After the release of Cyrus's "Wrecking Ball" video, The Guardian's Michael Hann put things more harshly: The video, he said, "doesn't demonstrate a woman exploring her sexuality, it depicts a woman exploring the iconography of porn."

So why has Cyrus faced so much backlash?

For one, Cyrus's counterparts fueled their re-branding campaigns with more successful elements. Rihanna's Good Girl Gone Bad — a proclamation, essentially, that things were going to start getting nasty up in here —went double-platinum. She wisely made sure that's album's first single was the gentle, harmless "Umbrella," just in case fans didn't get the memo right away, but by the time the then-21-year-old's next big single, "Shut Up and Drive," emerged, fans were plenty prepared for a record that the Village Voice praised as "sexually daring."

Britney, meanwhile, literally spelled out her intentions with a song called "I'm Not a Girl, Not Yet a Woman." It appeared on her third studio album, Britney. Some critics were ill-prepared; Entertainment Weekly sneered at Spears's "virginal vamping in an awkward adolescence," but fans disagreed, indicating that they were ready for a new Spears by catapulting the album to a number one debut on the Billboard 200 chart.

Neither Britney nor RiRi got instant sexiness permits from fans. But their transitions got plenty of help through loud, clear messages: megahits.

Cyrus, meanwhile, never got that benefit. The former Disney star has been trying to grow up for years — since 2008, in fact, when she first partnered with Nicholas Sparks to develop an edgier image. The medium: A role as a non-singing shoplifter in the film The Last Song. The movie did fine. But the album that was supposed to cement that intermediate phase, 2010's Can't Be Tamed, never took flight the way her past projects did, despite Cyrus dressing up as a mean, sexy bird in one of her videos. Critics gave the record mixed reviews, and U.S. sales were meh.

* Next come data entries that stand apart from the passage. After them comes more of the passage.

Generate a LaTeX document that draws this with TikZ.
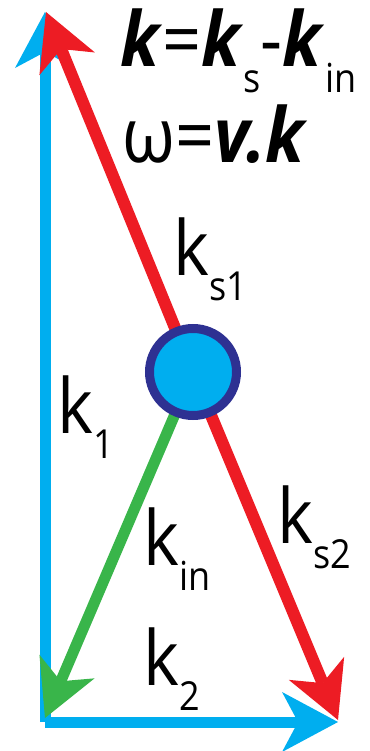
\documentclass[tikz,border=0pt]{standalone}
\usepackage{fontspec}
\setmainfont{Open Sans}[FakeStretch=0.9]
\usetikzlibrary{arrows.meta}
\definecolor{kblue}{RGB}{0,174,239}
\definecolor{kred}{RGB}{237,28,36}
\definecolor{kgreen}{RGB}{57,181,74}
\definecolor{kring}{RGB}{46,49,146}
\newcommand{\ksub}[1]{\raisebox{-0.34em}{\fontsize{40}{40}\selectfont #1}}
\newcommand{\bk}[1]{\textbf{\textit{#1}}}
\tikzset{kvec/.style={x=1pt,y=-1pt,font=\fontsize{76}{80}\selectfont}}
\tikzset{vtip/.style={-{Stealth[length=56pt,width=60pt,inset=16pt,line width=0pt]}},
         vblue/.style={kblue,line width=11pt,vtip},
         vred/.style={kred,line width=12pt,vtip},
         vgreen/.style={kgreen,line width=11pt,vtip},
         klab/.style={anchor=base west,inner sep=0pt}}

\begin{document}
\begin{tikzpicture}[kvec]
    \useasboundingbox (0,0) rectangle (369,751);
    \coordinate (o) at (45,722);
    \coordinate (k1end) at (45,12);
    \coordinate (k2end) at (338,722);
    \coordinate (ks1end) at (46,12);
    \coordinate (ks2end) at (338,720);
    \coordinate (kinend) at (45,718);
    \coordinate (c) at (193,372);
    \draw[vblue] (o) -- (k1end);
    \draw[vblue] (o) -- (k2end);
    \draw[vred] (c) -- (ks1end);
    \draw[vred] (c) -- (ks2end);
    \draw[vgreen] (c) -- (kinend);
    \node[circle,draw=kring,fill=kblue,line width=9pt,minimum size=87pt,inner sep=0pt] (scat) at (c) {};
    % labels
    \node[klab] (eqk) at (120,67) {\bk{k}=\bk{k}\ksub{s}-\bk{k}\ksub{in}};
    \node[klab] (eqw) at (122,163) {ω=\bk{v.k}};
    \node[klab] (lks1) at (173,275) {k\ksub{s1}};
    \node[klab] (lk1) at (57,433) {k\ksub{1}};
    \node[klab] (lkin) at (143,565) {k\ksub{in}};
    \node[klab] (lks2) at (277,543) {k\ksub{s2}};
    \node[klab] (lk2) at (143,685) {k\ksub{2}};
\end{tikzpicture}
\end{document}
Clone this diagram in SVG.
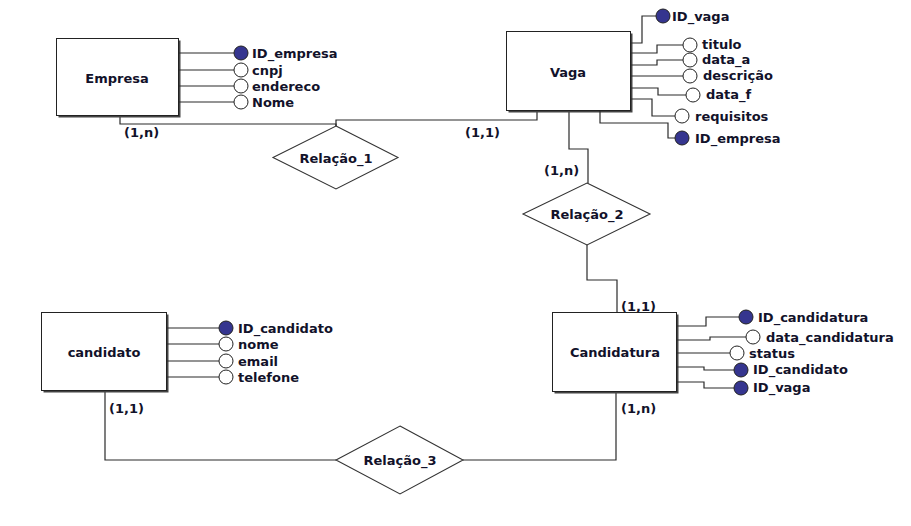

By that point, Cyrus was clearly signaling that she was ready for sexy times, posing for plenty of photos in belly shirts and black leather. But if a tween falls in the forest, and no one is around to hear her, does she really make a sound? No wonder a whole planet is clutching pearls at the apparent suddenness of it all.

Cyrus is also suffering because she's chosen a drastic, risky change. Taylor Swift aged expertly from a 14-year old prodigy in sundresses to a megastar in short shorts because she never added overt sex to her image — a move that always risks alienating child fans and their helicopter parents.

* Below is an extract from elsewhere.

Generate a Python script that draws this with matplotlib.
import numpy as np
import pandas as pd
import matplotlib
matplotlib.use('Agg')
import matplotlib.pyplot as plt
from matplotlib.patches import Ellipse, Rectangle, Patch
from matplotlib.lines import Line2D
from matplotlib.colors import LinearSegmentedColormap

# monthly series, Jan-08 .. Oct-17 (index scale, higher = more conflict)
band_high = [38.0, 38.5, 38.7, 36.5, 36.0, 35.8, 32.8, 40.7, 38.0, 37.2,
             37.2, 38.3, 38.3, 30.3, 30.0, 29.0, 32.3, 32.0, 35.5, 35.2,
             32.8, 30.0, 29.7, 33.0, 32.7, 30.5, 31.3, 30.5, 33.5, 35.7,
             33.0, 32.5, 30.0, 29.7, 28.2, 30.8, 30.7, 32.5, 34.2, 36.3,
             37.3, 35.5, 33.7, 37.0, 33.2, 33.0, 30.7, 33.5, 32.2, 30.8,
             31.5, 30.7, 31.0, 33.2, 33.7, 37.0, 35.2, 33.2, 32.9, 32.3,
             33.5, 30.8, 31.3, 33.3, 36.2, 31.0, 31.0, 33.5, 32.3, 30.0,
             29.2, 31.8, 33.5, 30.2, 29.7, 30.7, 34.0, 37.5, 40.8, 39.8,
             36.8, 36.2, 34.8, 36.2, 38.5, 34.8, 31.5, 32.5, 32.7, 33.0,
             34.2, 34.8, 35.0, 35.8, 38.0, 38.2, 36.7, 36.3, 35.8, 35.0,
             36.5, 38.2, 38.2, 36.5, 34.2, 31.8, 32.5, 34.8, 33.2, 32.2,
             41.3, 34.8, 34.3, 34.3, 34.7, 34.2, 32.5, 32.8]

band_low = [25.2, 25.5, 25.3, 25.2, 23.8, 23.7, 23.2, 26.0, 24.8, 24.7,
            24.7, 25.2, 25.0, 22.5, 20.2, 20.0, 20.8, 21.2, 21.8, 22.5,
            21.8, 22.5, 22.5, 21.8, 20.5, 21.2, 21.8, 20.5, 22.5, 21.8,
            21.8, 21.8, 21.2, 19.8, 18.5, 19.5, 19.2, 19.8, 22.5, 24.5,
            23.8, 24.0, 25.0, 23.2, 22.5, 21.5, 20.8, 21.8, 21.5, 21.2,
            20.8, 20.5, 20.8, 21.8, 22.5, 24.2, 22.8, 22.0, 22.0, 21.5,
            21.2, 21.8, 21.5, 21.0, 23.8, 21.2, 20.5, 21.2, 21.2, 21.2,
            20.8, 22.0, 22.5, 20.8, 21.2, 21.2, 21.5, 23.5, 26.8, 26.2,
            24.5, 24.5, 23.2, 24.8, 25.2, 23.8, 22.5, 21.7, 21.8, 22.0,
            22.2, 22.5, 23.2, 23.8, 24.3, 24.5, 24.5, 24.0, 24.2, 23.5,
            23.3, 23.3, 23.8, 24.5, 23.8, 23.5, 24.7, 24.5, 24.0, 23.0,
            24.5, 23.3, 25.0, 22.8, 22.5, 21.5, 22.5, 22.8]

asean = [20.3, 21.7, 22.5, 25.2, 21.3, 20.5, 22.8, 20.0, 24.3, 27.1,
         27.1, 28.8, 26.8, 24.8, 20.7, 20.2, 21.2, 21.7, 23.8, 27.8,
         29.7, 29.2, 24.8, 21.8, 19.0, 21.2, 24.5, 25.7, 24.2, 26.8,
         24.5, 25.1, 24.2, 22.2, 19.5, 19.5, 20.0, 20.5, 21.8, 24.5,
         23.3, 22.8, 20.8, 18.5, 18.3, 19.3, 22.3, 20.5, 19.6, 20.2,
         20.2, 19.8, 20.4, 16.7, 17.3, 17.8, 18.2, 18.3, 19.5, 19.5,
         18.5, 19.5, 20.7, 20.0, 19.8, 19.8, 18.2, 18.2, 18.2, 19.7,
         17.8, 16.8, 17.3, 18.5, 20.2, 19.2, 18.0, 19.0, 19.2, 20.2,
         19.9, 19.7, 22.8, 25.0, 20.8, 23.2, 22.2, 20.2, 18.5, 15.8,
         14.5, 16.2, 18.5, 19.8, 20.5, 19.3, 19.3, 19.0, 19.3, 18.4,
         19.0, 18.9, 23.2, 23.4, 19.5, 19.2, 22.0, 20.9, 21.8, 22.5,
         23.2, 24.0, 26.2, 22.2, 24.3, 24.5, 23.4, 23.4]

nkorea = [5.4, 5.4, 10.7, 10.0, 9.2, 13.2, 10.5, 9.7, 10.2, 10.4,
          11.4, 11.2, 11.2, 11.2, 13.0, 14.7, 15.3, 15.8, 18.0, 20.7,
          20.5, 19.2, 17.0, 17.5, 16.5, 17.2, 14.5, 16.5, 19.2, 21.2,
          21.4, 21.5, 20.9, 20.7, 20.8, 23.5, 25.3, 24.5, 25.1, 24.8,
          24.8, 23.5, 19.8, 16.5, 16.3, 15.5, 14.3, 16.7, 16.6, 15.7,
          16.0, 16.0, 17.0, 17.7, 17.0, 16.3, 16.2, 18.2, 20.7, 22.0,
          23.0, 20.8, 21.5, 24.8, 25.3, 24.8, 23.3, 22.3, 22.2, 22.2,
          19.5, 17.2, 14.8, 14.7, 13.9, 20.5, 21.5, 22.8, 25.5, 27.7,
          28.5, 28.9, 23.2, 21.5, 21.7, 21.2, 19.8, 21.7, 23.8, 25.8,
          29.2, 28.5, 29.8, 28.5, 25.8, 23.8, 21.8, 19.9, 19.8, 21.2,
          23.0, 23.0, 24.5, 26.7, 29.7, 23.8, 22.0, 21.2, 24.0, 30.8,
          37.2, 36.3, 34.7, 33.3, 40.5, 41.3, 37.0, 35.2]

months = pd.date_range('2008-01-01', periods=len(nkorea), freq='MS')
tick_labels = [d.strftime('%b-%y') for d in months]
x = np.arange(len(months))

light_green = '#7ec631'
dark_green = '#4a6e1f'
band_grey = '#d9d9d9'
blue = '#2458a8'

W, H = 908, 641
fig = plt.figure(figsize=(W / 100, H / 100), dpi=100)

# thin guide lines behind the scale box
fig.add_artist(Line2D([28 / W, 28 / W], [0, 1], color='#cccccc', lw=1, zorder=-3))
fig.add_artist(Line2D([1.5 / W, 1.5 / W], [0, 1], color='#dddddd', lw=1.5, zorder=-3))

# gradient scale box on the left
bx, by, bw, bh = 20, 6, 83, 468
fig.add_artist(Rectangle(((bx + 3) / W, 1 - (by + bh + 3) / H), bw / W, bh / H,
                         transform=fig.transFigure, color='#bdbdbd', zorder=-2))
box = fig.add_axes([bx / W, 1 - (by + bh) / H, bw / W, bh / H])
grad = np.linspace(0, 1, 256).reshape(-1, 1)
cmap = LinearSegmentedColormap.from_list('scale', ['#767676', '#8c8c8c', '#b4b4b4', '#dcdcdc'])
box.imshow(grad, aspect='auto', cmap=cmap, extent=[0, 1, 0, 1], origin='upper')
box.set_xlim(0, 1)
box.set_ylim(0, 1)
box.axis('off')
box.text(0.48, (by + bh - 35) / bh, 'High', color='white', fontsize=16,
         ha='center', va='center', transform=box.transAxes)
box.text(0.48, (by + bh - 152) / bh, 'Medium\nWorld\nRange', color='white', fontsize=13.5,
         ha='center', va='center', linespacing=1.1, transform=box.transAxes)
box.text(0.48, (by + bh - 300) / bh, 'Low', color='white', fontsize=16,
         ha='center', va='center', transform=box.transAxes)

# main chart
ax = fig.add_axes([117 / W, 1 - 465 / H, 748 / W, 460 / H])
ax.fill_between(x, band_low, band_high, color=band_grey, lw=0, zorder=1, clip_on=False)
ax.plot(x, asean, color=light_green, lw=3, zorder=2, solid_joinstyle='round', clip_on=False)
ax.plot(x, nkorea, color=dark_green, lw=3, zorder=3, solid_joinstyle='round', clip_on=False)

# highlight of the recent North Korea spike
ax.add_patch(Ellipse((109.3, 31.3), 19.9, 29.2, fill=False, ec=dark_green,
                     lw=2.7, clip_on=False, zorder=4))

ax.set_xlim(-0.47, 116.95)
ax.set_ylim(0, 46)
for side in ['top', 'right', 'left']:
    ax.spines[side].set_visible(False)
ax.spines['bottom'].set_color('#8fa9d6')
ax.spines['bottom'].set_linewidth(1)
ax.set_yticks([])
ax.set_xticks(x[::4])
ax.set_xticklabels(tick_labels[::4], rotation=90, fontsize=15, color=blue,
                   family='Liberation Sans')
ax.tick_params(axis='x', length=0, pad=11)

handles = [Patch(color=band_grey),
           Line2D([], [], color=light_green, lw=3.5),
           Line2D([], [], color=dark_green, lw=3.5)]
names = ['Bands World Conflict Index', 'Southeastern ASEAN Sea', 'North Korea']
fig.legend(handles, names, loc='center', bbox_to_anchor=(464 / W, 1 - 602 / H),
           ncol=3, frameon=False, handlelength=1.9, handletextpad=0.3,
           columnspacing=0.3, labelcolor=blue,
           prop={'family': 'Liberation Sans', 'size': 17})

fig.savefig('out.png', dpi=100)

If your props never get any racier than brightly colored guitars and matching lipsticks, you don't run the risk of losing your universal appeal. But foam fingers used as sex toys? Not quite so safe.

"It doesn't seem to me that anyone is really kind of walking [Cyrus] through the steps, here," Geffen tells me. "She may have experience under her belt, but you can't appear to move from A to Z without at least being seen as covering part of the alphabet."

(Or you can simply start at Z from the very beginning: That strategy worked for Prince and Madonna, after all. Even Spears incorporated Lolita-esque sex from the get-go, contorting her school uniform top into a belly shirt in her very first music video. Walking around half-naked with a snake singing "I'm a Slave For You?" That's just an amped-up version of Spears's original message.)

Back in the 1970s, Geffen's client Cassidy had a similar road to travel. He distanced himself from his Partridge Family roots through image, but through music, adding edgier songs into his setlists while keeping the pop hits in heavy rotation.

All this said, there's a chance that Cyrus's choices are smarter than any of us are giving her credit for. Her next album, Bangerz, doesn't debut until October, but its first single, "We Can't Stop," already has gone double-platinum, and that video for "Wrecking Ball" logged more than 19 million views within 24 hours of its debut.